→ **Problem details**
Write out the listing below exactly, and omit any images you find in it.

→ **Data**
((
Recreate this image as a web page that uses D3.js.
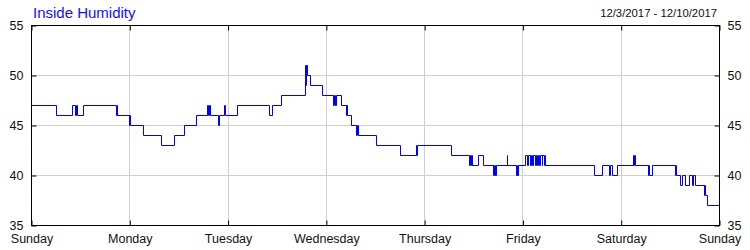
<!DOCTYPE html>
<html>
<head>
<meta charset="utf-8">
<script src="https://cdn.jsdelivr.net/npm/d3@7"></script>
<style>
  body { margin: 0; background: #fff; }
  svg text { font-family: "Liberation Sans", Arial, sans-serif; }
</style>
</head>
<body>
<div id="chart"></div>
<script>
// hours since Sunday 12/3/2017 00:00, value at that step
var hours = [0, 6.16, 9.91, 10.64, 10.96, 11.27, 12.66, 20.77, 20.94, 21.11, 23.86, 24.03, 24.18, 27.34, 31.73, 34.99, 37.25, 40.17,
    43.02, 43.17, 43.51, 43.75, 45.60, 46.02, 47.07, 47.31, 50.28, 58.02, 58.75, 61.04, 66.88, 67.13, 67.27, 67.44, 68.10, 70.97,
    73.85, 74.02, 74.19, 74.43, 75.65, 76.87, 77.01, 77.18, 78.04, 79.30, 79.50, 79.74, 84.24, 90.16, 93.91, 94.06, 94.23, 102.58,
    106.89, 107.13, 107.37, 107.62, 107.74, 109.15, 110.37, 112.73, 112.90, 113.05, 113.22, 113.34, 113.46, 116.21, 116.33,
    118.33, 118.57, 118.70, 118.89, 120.69, 121.01, 121.25, 121.74, 121.98, 122.35, 122.59, 122.96, 123.20, 123.44, 123.69,
    124.05, 124.30, 124.66, 124.90, 125.15, 125.39, 125.56, 137.57, 139.35, 141.22, 141.46, 141.83, 143.17, 146.89, 147.06,
    147.23, 147.48, 150.55, 150.72, 150.84, 151.69, 157.21, 157.36, 157.53, 158.58, 159.07, 159.65, 160.70, 161.36, 161.55,
    162.23, 164.28, 164.42, 164.59, 165.08, 168];
var humidity = [47, 46, 47, 46, 47, 46, 47, 46, 47, 46, 45, 46, 45, 44, 43, 44, 45, 46,
    47, 46, 47, 46, 45, 46, 47, 46, 47, 46, 47, 48, 51, 49, 51, 50, 49, 48,
    47, 48, 47, 48, 47, 46, 47, 46, 45, 44, 45, 44, 43, 42, 43, 42, 43, 42,
    41, 42, 41, 42, 41, 42, 41, 40, 41, 40, 41, 40, 41, 42, 41,
    40, 41, 40, 41, 42, 41, 42, 41, 42, 41, 42, 41, 42, 41, 42,
    41, 42, 41, 42, 41, 42, 41, 40, 41, 40, 41, 40, 41, 42, 41,
    42, 41, 40, 41, 40, 41, 40, 41, 40, 39, 40, 39, 40, 39, 40,
    39, 38, 39, 38, 37, 37];

var dayLabels = ["Sunday", "Monday", "Tuesday", "Wednesday", "Thursday", "Friday", "Saturday", "Sunday"];
var dayTicks = [0, 24, 48, 72, 96, 120, 144, 168];
var yTicks = [35, 40, 45, 50, 55];
var title = "Inside Humidity";
var dateRange = "12/3/2017 - 12/10/2017";

var margin = {top: 25, right: 30, bottom: 25, left: 31};
var width = 750 - margin.left - margin.right,
    height = 250 - margin.top - margin.bottom;

var svg = d3.select("#chart").append("svg")
    .attr("width", 750)
    .attr("height", 250);

svg.append("text")
    .attr("x", 33)
    .attr("y", 18)
    .style("font-size", "15px")
    .style("fill", "#1010ff")
    .text(title);

svg.append("text")
    .attr("x", 717)
    .attr("y", 17)
    .attr("text-anchor", "end")
    .style("font-size", "11.3px")
    .style("fill", "#111")
    .text(dateRange);

var g = svg.append("g")
    .attr("transform", "translate(" + (margin.left + 0.5) + "," + (margin.top + 0.5) + ")");

var x = d3.scaleLinear().domain([0, 168]).range([0, width - 1]);
var y = d3.scaleLinear().domain([35, 55]).range([height, 0]);

// grid
g.selectAll(".vgrid")
    .data(dayTicks.slice(1, -1))
    .enter().append("line")
    .attr("x1", d => Math.round(x(d))).attr("x2", d => Math.round(x(d)))
    .attr("y1", 0).attr("y2", height)
    .style("stroke", "#d0d0d0");

g.selectAll(".hgrid")
    .data(yTicks.slice(1, -1))
    .enter().append("line")
    .attr("x1", 0).attr("x2", width - 1)
    .attr("y1", d => y(d)).attr("y2", d => y(d))
    .style("stroke", "#d0d0d0");

// axes with inward ticks
var fmtDay = function(d, i) { return dayLabels[i]; };

var gl = g.append("g").call(d3.axisLeft(y).tickValues(yTicks).tickSize(-5).tickPadding(8));
var gr = g.append("g").attr("transform", "translate(" + (width - 1) + ",0)")
    .call(d3.axisRight(y).tickValues(yTicks).tickSize(-5).tickPadding(8));
var gb = g.append("g").attr("transform", "translate(0," + height + ")")
    .call(d3.axisBottom(x).tickValues(dayTicks).tickFormat(fmtDay).tickSize(-5).tickPadding(9));
var gt = g.append("g")
    .call(d3.axisTop(x).tickValues(dayTicks).tickFormat("").tickSize(-5));

[gl, gr, gb, gt].forEach(function(a) {
    a.select(".domain").remove();
    a.selectAll("line").style("stroke", "#000");
    a.selectAll("text").style("font-size", "12.5px").style("fill", "#111").style("font-family", "'Liberation Sans', Arial, sans-serif");
});
[gl, gr].forEach(function(a) {
    a.selectAll("text").attr("dy", "0.28em");
});

var data = hours.map(function(h, i) { return {h: h, v: humidity[i]}; });

var line = d3.line()
    .x(d => Math.round(x(d.h)))
    .y(d => y(d.v))
    .curve(d3.curveStepAfter);

g.append("path")
    .datum(data)
    .attr("d", line)
    .style("fill", "none")
    .style("stroke", "#0000ff")
    .style("stroke-width", 1);

// frame
g.append("rect")
    .attr("x", 0).attr("y", 0)
    .attr("width", width - 1).attr("height", height)
    .style("fill", "none")
    .style("stroke", "#000");
</script>
</body>
</html>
))
→ **Reply to the task**
Recreate this image as a web page that uses D3.js.
<!DOCTYPE html>
<html>
<head>
<meta charset="utf-8">
<script src="https://cdn.jsdelivr.net/npm/d3@7"></script>
<style>
  body { margin: 0; background: #fff; }
  svg text { font-family: "Liberation Sans", Arial, sans-serif; }
</style>
</head>
<body>
<div id="chart"></div>
<script>
// hours since Sunday 12/3/2017 00:00, value at that step
var hours = [0, 6.16, 9.91, 10.64, 10.96, 11.27, 12.66, 20.77, 20.94, 21.11, 23.86, 24.03, 24.18, 27.34, 31.73, 34.99, 37.25, 40.17,
    43.02, 43.17, 43.51, 43.75, 45.60, 46.02, 47.07, 47.31, 50.28, 58.02, 58.75, 61.04, 66.88, 67.13, 67.27, 67.44, 68.10, 70.97,
    73.85, 74.02, 74.19, 74.43, 75.65, 76.87, 77.01, 77.18, 78.04, 79.30, 79.50, 79.74, 84.24, 90.16, 93.91, 94.06, 94.23, 102.58,
    106.89, 107.13, 107.37, 107.62, 107.74, 109.15, 110.37, 112.73, 112.90, 113.05, 113.22, 113.34, 113.46, 116.21, 116.33,
    118.33, 118.57, 118.70, 118.89, 120.69, 121.01, 121.25, 121.74, 121.98, 122.35, 122.59, 122.96, 123.20, 123.44, 123.69,
    124.05, 124.30, 124.66, 124.90, 125.15, 125.39, 125.56, 137.57, 139.35, 141.22, 141.46, 141.83, 143.17, 146.89, 147.06,
    147.23, 147.48, 150.55, 150.72, 150.84, 151.69, 157.21, 157.36, 157.53, 158.58, 159.07, 159.65, 160.70, 161.36, 161.55,
    162.23, 164.28, 164.42, 164.59, 165.08, 168];
var humidity = [47, 46, 47, 46, 47, 46, 47, 46, 47, 46, 45, 46, 45, 44, 43, 44, 45, 46,
    47, 46, 47, 46, 45, 46, 47, 46, 47, 46, 47, 48, 51, 49, 51, 50, 49, 48,
    47, 48, 47, 48, 47, 46, 47, 46, 45, 44, 45, 44, 43, 42, 43, 42, 43, 42,
    41, 42, 41, 42, 41, 42, 41, 40, 41, 40, 41, 40, 41, 42, 41,
    40, 41, 40, 41, 42, 41, 42, 41, 42, 41, 42, 41, 42, 41, 42,
    41, 42, 41, 42, 41, 42, 41, 40, 41, 40, 41, 40, 41, 42, 41,
    42, 41, 40, 41, 40, 41, 40, 41, 40, 39, 40, 39, 40, 39, 40,
    39, 38, 39, 38, 37, 37];

var dayLabels = ["Sunday", "Monday", "Tuesday", "Wednesday", "Thursday", "Friday", "Saturday", "Sunday"];
var dayTicks = [0, 24, 48, 72, 96, 120, 144, 168];
var yTicks = [35, 40, 45, 50, 55];
var title = "Inside Humidity";
var dateRange = "12/3/2017 - 12/10/2017";

var margin = {top: 25, right: 30, bottom: 25, left: 31};
var width = 750 - margin.left - margin.right,
    height = 250 - margin.top - margin.bottom;

var svg = d3.select("#chart").append("svg")
    .attr("width", 750)
    .attr("height", 250);

svg.append("text")
    .attr("x", 33)
    .attr("y", 18)
    .style("font-size", "15px")
    .style("fill", "#1010ff")
    .text(title);

svg.append("text")
    .attr("x", 717)
    .attr("y", 17)
    .attr("text-anchor", "end")
    .style("font-size", "11.3px")
    .style("fill", "#111")
    .text(dateRange);

var g = svg.append("g")
    .attr("transform", "translate(" + (margin.left + 0.5) + "," + (margin.top + 0.5) + ")");

var x = d3.scaleLinear().domain([0, 168]).range([0, width - 1]);
var y = d3.scaleLinear().domain([35, 55]).range([height, 0]);

// grid
g.selectAll(".vgrid")
    .data(dayTicks.slice(1, -1))
    .enter().append("line")
    .attr("x1", d => Math.round(x(d))).attr("x2", d => Math.round(x(d)))
    .attr("y1", 0).attr("y2", height)
    .style("stroke", "#d0d0d0");

g.selectAll(".hgrid")
    .data(yTicks.slice(1, -1))
    .enter().append("line")
    .attr("x1", 0).attr("x2", width - 1)
    .attr("y1", d => y(d)).attr("y2", d => y(d))
    .style("stroke", "#d0d0d0");

// axes with inward ticks
var fmtDay = function(d, i) { return dayLabels[i]; };

var gl = g.append("g").call(d3.axisLeft(y).tickValues(yTicks).tickSize(-5).tickPadding(8));
var gr = g.append("g").attr("transform", "translate(" + (width - 1) + ",0)")
    .call(d3.axisRight(y).tickValues(yTicks).tickSize(-5).tickPadding(8));
var gb = g.append("g").attr("transform", "translate(0," + height + ")")
    .call(d3.axisBottom(x).tickValues(dayTicks).tickFormat(fmtDay).tickSize(-5).tickPadding(9));
var gt = g.append("g")
    .call(d3.axisTop(x).tickValues(dayTicks).tickFormat("").tickSize(-5));

[gl, gr, gb, gt].forEach(function(a) {
    a.select(".domain").remove();
    a.selectAll("line").style("stroke", "#000");
    a.selectAll("text").style("font-size", "12.5px").style("fill", "#111").style("font-family", "'Liberation Sans', Arial, sans-serif");
});
[gl, gr].forEach(function(a) {
    a.selectAll("text").attr("dy", "0.28em");
});

var data = hours.map(function(h, i) { return {h: h, v: humidity[i]}; });

var line = d3.line()
    .x(d => Math.round(x(d.h)))
    .y(d => y(d.v))
    .curve(d3.curveStepAfter);

g.append("path")
    .datum(data)
    .attr("d", line)
    .style("fill", "none")
    .style("stroke", "#0000ff")
    .style("stroke-width", 1);

// frame
g.append("rect")
    .attr("x", 0).attr("y", 0)
    .attr("width", width - 1).attr("height", height)
    .style("fill", "none")
    .style("stroke", "#000");
</script>
</body>
</html>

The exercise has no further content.